Christel House International, which operates K-12 schools in high-poverty areas in the U.S. and abroad, says selling late founder Christel DeHaan’s home will allow the not-for-profit organization to expand its reach and serve more students.
Mike Johnson, the Sotheby’s International Realty agent who is handling the listing, said the property has already generated a high level of interest. It is being marketed as a private residence, and Sotheby’s is rolling out a national marketing campaign to attract potential buyers.
As per DeHaan’s wishes, proceeds from the sale, plus other assets from DeHaan’s estate, will be used to establish an endowment that will “really significantly expand Christel House and its impact,” said the organization’s CEO, Bart Peterson.
“We have a rare opportunity … to expand what this organization does,” Peterson told IBJ on Wednesday. “There’s such great need everywhere in the world. We’re pretty enthusiastic about what we can do for the kids around the world that Christel devoted her life to.”
Christel House serves 6,688 students at nine schools: four in Indianapolis, two in India and one each in Jamaica, Mexico and South Africa. The organization also provides students with five years of post-graduation support in the form of financial, academic and career assistance through its Christel House College and Careers program.
Peterson said the organization plans to open additional schools, likely starting with international locations. Those new schools could be in countries where Christel House already operates, or they might be in new countries. The organization also is considering other ways it might grow—perhaps by expanding its existing schools or finding new ways to help the communities in which those schools operate.

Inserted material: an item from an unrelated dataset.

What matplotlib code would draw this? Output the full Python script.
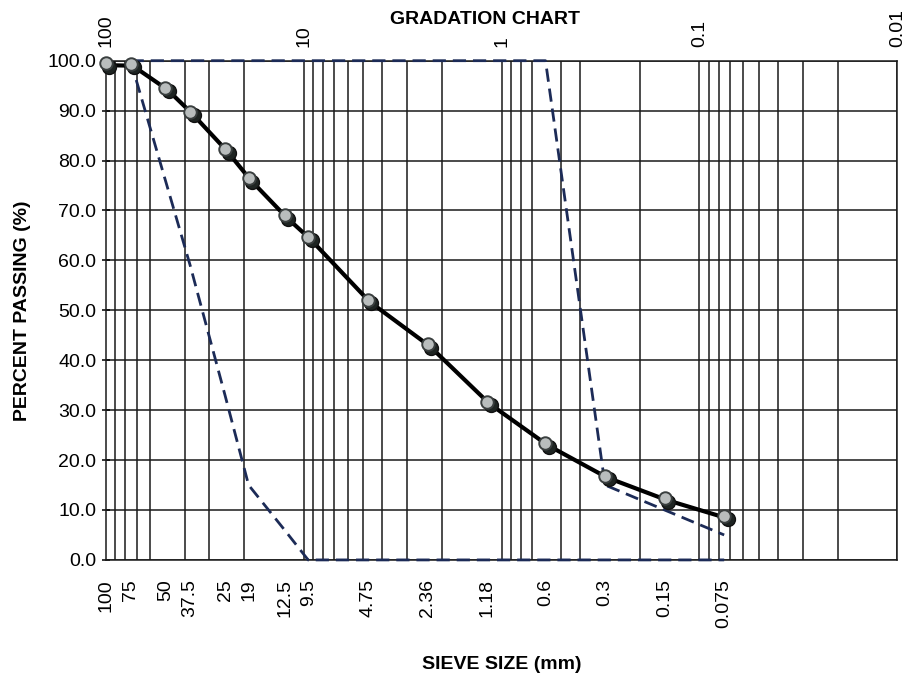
import matplotlib
matplotlib.use("Agg")
import matplotlib.pyplot as plt
import matplotlib.transforms as mtransforms
from matplotlib.ticker import FixedLocator, NullFormatter, NullLocator

plt.rcParams['font.family'] = ['Liberation Sans', 'DejaVu Sans']
plt.rcParams['lines.scale_dashes'] = False

# ---- data ----
sieve_sizes = [100, 75, 50, 37.5, 25, 19, 12.5, 9.5, 4.75, 2.36, 1.18, 0.6, 0.3, 0.15, 0.075]
sieve_labels = ["100", "75", "50", "37.5", "25", "19", "12.5", "9.5", "4.75", "2.36",
                "1.18", "0.6", "0.3", "0.15", "0.075"]
percent_passing = [99.5, 99.4, 94.6, 89.8, 82.3, 76.5, 69.0, 64.7, 52.1, 43.2, 31.7, 23.4, 16.9, 12.4, 8.8]

spec_sizes = [75, 50, 37.5, 25, 19, 12.5, 9.5, 4.75, 2.36, 1.18, 0.6, 0.3, 0.15, 0.075]
spec_upper = [100, 100, 100, 100, 100, 100, 100, 100, 100, 100, 100, 15, 10, 5]
spec_lower = [100, 76, 59, 33, 15, 6, 0, 0, 0, 0, 0, 0, 0, 0]

top_ticks = [100, 10, 1, 0.1, 0.01]
top_labels = ["100", "10", "1", "0.1", "0.01"]
y_ticks = [0, 10, 20, 30, 40, 50, 60, 70, 80, 90, 100]

# ---- figure ----
fig = plt.figure(figsize=(9.05, 6.82), dpi=100)
ax = fig.add_axes([0.117, 0.179, 0.8745, 0.732])

ax.set_xscale('log')
ax.set_xlim(100, 0.01)
ax.set_ylim(0, 100)

grid_color = '#1a1a1a'
# bottom ticks: sieve sizes (labels only); vertical grid on log decades + subdivisions
ax.xaxis.set_major_locator(FixedLocator(sieve_sizes))
ax.xaxis.set_minor_locator(FixedLocator([v * m for v in [0.01, 0.1, 1, 10] for m in range(1, 10)] + [100]))
ax.xaxis.set_minor_formatter(NullFormatter())
ax.set_xticks(sieve_sizes)
ax.set_xticklabels(sieve_labels, rotation=90, fontsize=14)
ax.grid(False, which='major', axis='x')
ax.grid(True, which='minor', axis='x', color=grid_color, linewidth=1.1)
ax.set_yticks(y_ticks)
ax.set_yticklabels([f"{v:.1f}" for v in y_ticks])
ax.grid(True, which='major', axis='y', color=grid_color, linewidth=1.1)
ax.set_axisbelow(True)
ax.tick_params(axis='x', which='both', length=0, pad=14)
ax.tick_params(axis='y', which='major', length=6, width=1.1, direction='inout', labelsize=14, pad=4)

for s in ax.spines.values():
    s.set_color(grid_color)
    s.set_linewidth(1.1)

# spec limits (dashed)
dash_color = '#1c2b57'
ax.plot(spec_sizes, spec_upper, color=dash_color, linewidth=2.0, dashes=(9.5, 5),
        zorder=4, clip_on=False)
ax.plot(spec_sizes, spec_lower, color=dash_color, linewidth=2.0, dashes=(9.5, 5),
        zorder=4, clip_on=False)

# main gradation curve
shadow = mtransforms.offset_copy(ax.transData, fig=fig, x=3.5, y=-3.5, units='dots')
ax.plot(sieve_sizes, percent_passing, color='black', linewidth=3.0, zorder=5,
        clip_on=False, transform=mtransforms.offset_copy(ax.transData, fig=fig, x=2, y=-2, units='dots'))
ax.plot(sieve_sizes, percent_passing, linestyle='none', marker='o', markersize=10,
        markerfacecolor='#1e2422', markeredgecolor='#111', zorder=6, clip_on=False,
        transform=shadow)
ax.plot(sieve_sizes, percent_passing, linestyle='none', marker='o', markersize=9,
        markerfacecolor='#b9bdbd', markeredgecolor='#3a3f3f', markeredgewidth=1.4,
        zorder=7, clip_on=False)

# top axis
axt = ax.twiny()
axt.set_xscale('log')
axt.set_xlim(100, 0.01)
axt.xaxis.set_major_locator(FixedLocator(top_ticks))
axt.xaxis.set_minor_locator(NullLocator())
axt.set_xticklabels(top_labels, rotation=90, fontsize=14)
axt.tick_params(axis='x', length=0, pad=10)
for s in axt.spines.values():
    s.set_visible(False)

fig.text(0.536, 0.972, "GRADATION CHART", ha='center', va='center',
         fontsize=14, fontweight='bold')
ax.set_xlabel("SIEVE SIZE (mm)", fontsize=14, fontweight='bold', labelpad=20)
ax.set_ylabel("PERCENT PASSING (%)", fontsize=14, fontweight='bold', labelpad=12)

fig.savefig("out.png", dpi=100)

DeHaan’s wish was that her estate and other assets be used to create an endowment to fund Christel House’s work after her death, Peterson said. He said the organization’s expansion plans are still being determined. As such, the organization does not currently have firm numbers as to the number of schools it might add, or the increase in enrollment it’s targeting, in coming years.
DeHaan, a native of Germany, cofounded a timeshare exchange company called Resort Condominiums International in 1974. She sold the company in 1996 for $825 million, and in 1998 she established the not-for-profit organization Christel House International.
The Michigan Road home was completed in 2007. The estate is named Linden House, after the tree that is popular in her home country. DeHaan also had linden trees planted at the estate.
The lakeside home is unique in Indianapolis, with 61 rooms, five fireplaces, terraced patios, indoor and outdoor pools, acres of gardens and other amenities. Half of the home was designed to serve as DeHaan’s private residence and the other half is set up to accommodate events and gatherings.
“This is on a totally different level from anything I’ve ever seen,” Sotheby’s Johnson said.
Johnson said he’s had a flood of interest in the property since the listing was posted on Monday, including several queries from agents with “prospective buyers, legitimate buyers with the wherewithal to purchase the property.”
So far, Johnson said, the prospective buyers have all been residents of the greater Indianapolis area. The first showing of the property is scheduled for Wednesday.
Johnson said the high level of interest suggests that the property might end up selling for more than the $14 million asking price.
The home is fully furnished. Furnishings are not included in the asking price, but the purchaser will be able to buy them for an additional amount, Johnson said. The purchaser will also have the option of acquiring an adjacent 18-acre parcel that is not part of the $14 million, 151-acre estate. That additional 18 acres is on the north side of the lake.
The property is zoned for residential use, Johnson said, and he anticipates that the purchaser will be an individual or family.
“We are marketing it as a residence, and for sale as a residence,” he said.